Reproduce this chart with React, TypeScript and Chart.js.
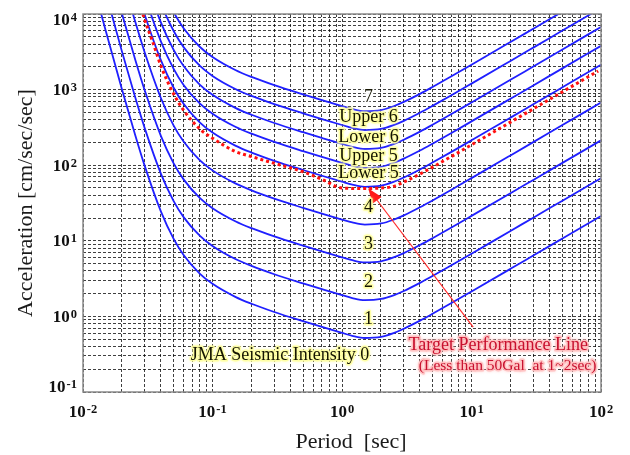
import React, { useEffect, useRef } from "react";
import { Chart, registerables } from "chart.js";

Chart.register(...registerables);

// Period axis samples [sec]
const PERIODS = [0.01, 0.012, 0.015, 0.02, 0.025, 0.03, 0.04, 0.05, 0.06, 0.08, 0.1, 0.15, 0.2, 0.3, 0.5, 0.7, 1, 1.2, 1.5, 2, 2.5, 3, 4, 5, 7, 10, 20, 30, 50, 100];

// JMA seismic intensity boundary curves [cm/sec/sec]
const B_0_1 = [78400, 24500, 5970, 1006, 268, 97.2, 24.3, 10.67, 6.44, 3.66, 2.7, 1.815, 1.47, 1.143, 0.864, 0.725, 0.605, 0.554, 0.518, 0.536, 0.602, 0.687, 0.879, 1.083, 1.5, 2.135, 4.26, 6.39, 10.65, 21.3];
const B_1_2 = [248000, 77500, 18900, 3180, 847, 307, 76.8, 33.7, 20.4, 11.6, 8.54, 5.74, 4.65, 3.61, 2.73, 2.29, 1.91, 1.75, 1.64, 1.7, 1.9, 2.17, 2.78, 3.42, 4.74, 6.75, 13.5, 20.2, 33.7, 67.4];
const B_2_3 = [784000, 245000, 59700, 10060, 2680, 972, 243, 106.7, 64.4, 36.6, 27.0, 18.15, 14.7, 11.43, 8.64, 7.25, 6.05, 5.54, 5.18, 5.36, 6.02, 6.87, 8.79, 10.83, 15.0, 21.35, 42.6, 63.9, 106.5, 213];
const B_3_4 = [2480000, 775000, 189000, 31800, 8475, 3074, 768, 337, 204, 115.7, 85.4, 57.4, 46.5, 36.1, 27.3, 22.9, 19.1, 17.5, 16.4, 16.95, 19.0, 21.7, 27.8, 34.2, 47.4, 67.5, 134.7, 202, 337, 674];
const B_4_5L = [7840000, 2450000, 597000, 100600, 26800, 9720, 2430, 1067, 644, 366, 270, 181.5, 147.0, 114.3, 86.4, 72.5, 60.5, 55.4, 51.8, 53.6, 60.2, 68.7, 87.9, 108.3, 150.0, 213.5, 426, 639, 1065, 2130];
const B_5L_5U = [13940000, 4357000, 1062000, 178900, 47660, 17285, 4321, 1897, 1145, 651, 480, 322.8, 261.4, 203.3, 153.6, 128.9, 107.6, 98.5, 92.1, 95.3, 107.1, 122.2, 156.3, 192.6, 266.7, 379.7, 757.6, 1136, 1894, 3788];
const B_5U_6L = [24790000, 7748000, 1888000, 318100, 84750, 30740, 7684, 3374, 2037, 1157, 853.8, 574, 464.9, 361.5, 273.2, 229.3, 191.3, 175.2, 163.8, 169.5, 190.4, 217.2, 278.0, 342.5, 474.3, 675.1, 1347, 2021, 3368, 6736];
const B_6L_6U = [44090000, 13780000, 3357000, 565700, 150700, 54660, 13665, 6000, 3621, 2058, 1518, 1020.6, 826.6, 642.7, 485.9, 407.7, 340.2, 311.5, 291.3, 301.4, 338.5, 386.3, 494.3, 609.0, 843.5, 1200.6, 2396, 3593, 5989, 11978];
const B_6U_7 = [78400000, 24500000, 5970000, 1006000, 268000, 97200, 24300, 10670, 6440, 3660, 2700, 1815, 1470, 1143, 864, 725, 605, 554, 518, 536, 602, 687, 879, 1083, 1500, 2135, 4260, 6390, 10650, 21300];
const BOUNDARIES = [B_0_1, B_1_2, B_2_3, B_3_4, B_4_5L, B_5L_5U, B_5U_6L, B_6L_6U, B_6U_7];

// Target performance line
const TARGET_PERIODS = [0.029, 0.03, 0.035, 0.04, 0.05, 0.06, 0.08, 0.1, 0.15, 0.2, 0.3, 0.5, 0.7, 1, 1.5, 2, 2.5, 3, 4, 5, 7, 10, 20, 30, 50, 95];
const TARGET_ACCEL = [10000, 8300, 4000, 2050, 880, 530, 300, 228, 152, 130, 106, 82, 65, 50, 49, 50, 52.4, 59.8, 76.5, 94.2, 130.5, 186, 371, 556, 927, 1760];

// Intensity labels
const INTENSITY_LABELS = ["1", "2", "3", "4", "Lower 5", "Upper 5", "Lower 6", "Upper 6", "7"];
const LABEL_PERIOD = 1.6;
const LABEL_ACCEL = [0.91, 2.82, 9.0, 27.8, 78, 132, 235, 432, 795];
const BASE_LABEL = "JMA Seismic Intensity 0";
const BASE_LABEL_POS = { x: 0.332, y: 0.304 };
const TARGET_TITLE = "Target Performance Line";
const TARGET_TITLE_POS = { x: 16.1, y: 0.413 };
const TARGET_NOTE = "(Less than 50Gal  at 1~2sec)";
const TARGET_NOTE_POS = { x: 19.0, y: 0.218 };
const ARROW_FROM = { x: 10.3, y: 0.72 };
const ARROW_TO = { x: 1.59, y: 49.5 };

// Axes
const X_DECADES = [-2, -1, 0, 1, 2];
const Y_DECADES = [-1, 0, 1, 2, 3, 4];
const X_TITLE = "Period  [sec]";
const Y_TITLE = "Acceleration [cm/sec/sec]";

function gridValues(decades: number[]) {
  const out: number[] = [];
  for (let i = 0; i < decades.length - 1; i++) {
    for (let m = 1; m <= 9; m++) out.push(m * Math.pow(10, decades[i]));
  }
  out.push(Math.pow(10, decades[decades.length - 1]));
  return out;
}

const SERIF = "'Liberation Serif', 'Times New Roman', serif";

function glowText(ctx: CanvasRenderingContext2D, text: string, x: number, y: number, font: string, fill: string, glow: string) {
  ctx.save();
  ctx.font = font;
  ctx.textAlign = "center";
  ctx.textBaseline = "middle";
  ctx.lineJoin = "round";
  ctx.shadowColor = glow;
  ctx.shadowBlur = 3;
  ctx.strokeStyle = glow;
  ctx.lineWidth = 3;
  ctx.strokeText(text, x, y);
  ctx.shadowBlur = 0;
  ctx.fillStyle = fill;
  ctx.fillText(text, x, y);
  ctx.restore();
}

function drawPow(ctx: CanvasRenderingContext2D, exp: number, x: number, baseline: number, align: "center" | "right") {
  const base = "10";
  const sup = exp < 0 ? "-" + Math.abs(exp) : String(exp);
  ctx.save();
  ctx.fillStyle = "#111";
  ctx.textAlign = "left";
  ctx.textBaseline = "alphabetic";
  ctx.font = "bold 17px " + SERIF;
  const wb = ctx.measureText(base).width;
  ctx.font = "bold 12.5px " + SERIF;
  const ws = ctx.measureText(sup).width;
  const total = wb + 1 + ws;
  const left = align === "center" ? x - total / 2 : x - total;
  ctx.font = "bold 17px " + SERIF;
  ctx.fillText(base, left, baseline);
  ctx.font = "bold 12.5px " + SERIF;
  ctx.fillText(sup, left + wb + 1, baseline - 4);
  ctx.restore();
}

const decorPlugin = {
  id: "decor",
  afterDatasetsDraw(chart: any) {
    const { ctx, chartArea: a } = chart;
    ctx.save();
    ctx.strokeStyle = "#8a8a8a";
    ctx.lineWidth = 1.5;
    ctx.strokeRect(a.left, a.top, a.right - a.left, a.bottom - a.top);
    ctx.restore();
  },
  afterDraw(chart: any) {
    const { ctx, chartArea: a } = chart;
    const xs = chart.scales.x;
    const ys = chart.scales.y;

    X_DECADES.forEach((e) => {
      const px = xs.getPixelForValue(Math.pow(10, e));
      drawPow(ctx, e, px, a.bottom + 25, "center");
    });
    Y_DECADES.forEach((e) => {
      const py = ys.getPixelForValue(Math.pow(10, e));
      const c = Math.min(Math.max(py, a.top + 5), a.bottom - 6);
      drawPow(ctx, e, a.left - 6, c + 5.5, "right");
    });

    ctx.save();
    ctx.fillStyle = "#1a1a1a";
    ctx.font = "22px " + SERIF;
    ctx.textAlign = "center";
    ctx.textBaseline = "middle";
    ctx.fillText(X_TITLE, (a.left + a.right) / 2 + 9, a.bottom + 50);
    ctx.translate(26, (a.top + a.bottom) / 2);
    ctx.rotate(-Math.PI / 2);
    ctx.fillText(Y_TITLE, 0, 0);
    ctx.restore();

    const fx = xs.getPixelForValue(ARROW_FROM.x), fy = ys.getPixelForValue(ARROW_FROM.y);
    const tx = xs.getPixelForValue(ARROW_TO.x), ty = ys.getPixelForValue(ARROW_TO.y);
    const ang = Math.atan2(ty - fy, tx - fx);
    const hl = 15, hw = 5.5;
    const bx = tx - hl * Math.cos(ang), by = ty - hl * Math.sin(ang);
    ctx.save();
    ctx.strokeStyle = "#ff2a2a";
    ctx.fillStyle = "#ff1a1a";
    ctx.lineWidth = 1.2;
    ctx.beginPath();
    ctx.moveTo(fx, fy);
    ctx.lineTo(bx, by);
    ctx.stroke();
    ctx.beginPath();
    ctx.moveTo(tx, ty);
    ctx.lineTo(bx + hw * Math.sin(ang), by - hw * Math.cos(ang));
    ctx.lineTo(bx - hw * Math.sin(ang), by + hw * Math.cos(ang));
    ctx.closePath();
    ctx.fill();
    ctx.restore();

    const lx = xs.getPixelForValue(LABEL_PERIOD);
    INTENSITY_LABELS.forEach((t, i) => {
      const py = ys.getPixelForValue(LABEL_ACCEL[i]);
      const glow = t === "7" ? "rgba(255,255,255,0.95)" : "rgba(255,255,160,0.85)";
      glowText(ctx, t, lx, py, "18px " + SERIF, "#141400", glow);
    });
    glowText(ctx, BASE_LABEL, xs.getPixelForValue(BASE_LABEL_POS.x), ys.getPixelForValue(BASE_LABEL_POS.y), "18px " + SERIF, "#141400", "rgba(255,255,160,0.85)");
    glowText(ctx, TARGET_TITLE, xs.getPixelForValue(TARGET_TITLE_POS.x), ys.getPixelForValue(TARGET_TITLE_POS.y), "18px " + SERIF, "#c8102e", "rgba(255,190,190,0.85)");
    glowText(ctx, TARGET_NOTE, xs.getPixelForValue(TARGET_NOTE_POS.x), ys.getPixelForValue(TARGET_NOTE_POS.y), "15.5px " + SERIF, "#c8102e", "rgba(255,190,190,0.85)");
  },
};

export default function App() {
  const ref = useRef<HTMLCanvasElement | null>(null);
  useEffect(() => {
    document.body.style.margin = "0";
    const canvas = ref.current;
    if (!canvas) return;
    const datasets: any[] = [
      {
        label: "Target Performance Line",
        data: TARGET_PERIODS.map((x, i) => ({ x, y: TARGET_ACCEL[i] })),
        borderColor: "#ff1010",
        borderWidth: 3,
        borderDash: [3, 3],
        borderCapStyle: "butt",
        pointRadius: 0,
        cubicInterpolationMode: "monotone",
        order: 0,
      },
      ...BOUNDARIES.map((vals, k) => ({
        label: "Boundary " + k,
        data: PERIODS.map((x, i) => ({ x, y: vals[i] })),
        borderColor: "#1f1fff",
        borderWidth: 1.8,
        pointRadius: 0,
        cubicInterpolationMode: "monotone",
        order: 1,
      })),
    ];
    const xGrid = gridValues(X_DECADES);
    const yGrid = gridValues(Y_DECADES);
    const gridOpts = { color: "rgba(0,0,0,0.75)", lineWidth: 1, drawTicks: false };
    const chart = new Chart(canvas, {
      type: "line",
      data: { datasets },
      options: {
        animation: false,
        responsive: false,
        events: [],
        capBezierPoints: false,
        layout: { padding: { left: 83, right: 29, top: 14, bottom: 63 } },
        plugins: { legend: { display: false }, tooltip: { enabled: false }, title: { display: false } },
        scales: {
          x: {
            type: "logarithmic",
            min: 0.01,
            max: 100,
            grid: gridOpts,
            border: { display: false, dash: [3, 2] },
            ticks: { display: false },
            afterBuildTicks: (s: any) => { s.ticks = xGrid.map((v) => ({ value: v })); },
            afterFit: (s: any) => { s.height = 0; },
          },
          y: {
            type: "logarithmic",
            min: 0.1,
            max: 10000,
            grid: gridOpts,
            border: { display: false, dash: [3, 2] },
            ticks: { display: false },
            afterBuildTicks: (s: any) => { s.ticks = yGrid.map((v) => ({ value: v })); },
            afterFit: (s: any) => { s.width = 0; },
          },
        },
      } as any,
      plugins: [decorPlugin as any],
    });
    return () => chart.destroy();
  }, []);
  return (
    <div style={{ width: 630, height: 455 }}>
      <canvas ref={ref} width={630} height={455} style={{ display: "block" }} />
    </div>
  );
}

Work to do: Please restate the material above line by line, exactly, beginning at its first line and ending with the line that contains "30, 50, 100];", without any pictures.

Exercise output:
Reproduce this chart with React, TypeScript and Chart.js.
import React, { useEffect, useRef } from "react";
import { Chart, registerables } from "chart.js";

Chart.register(...registerables);

// Period axis samples [sec]
const PERIODS = [0.01, 0.012, 0.015, 0.02, 0.025, 0.03, 0.04, 0.05, 0.06, 0.08, 0.1, 0.15, 0.2, 0.3, 0.5, 0.7, 1, 1.2, 1.5, 2, 2.5, 3, 4, 5, 7, 10, 20, 30, 50, 100];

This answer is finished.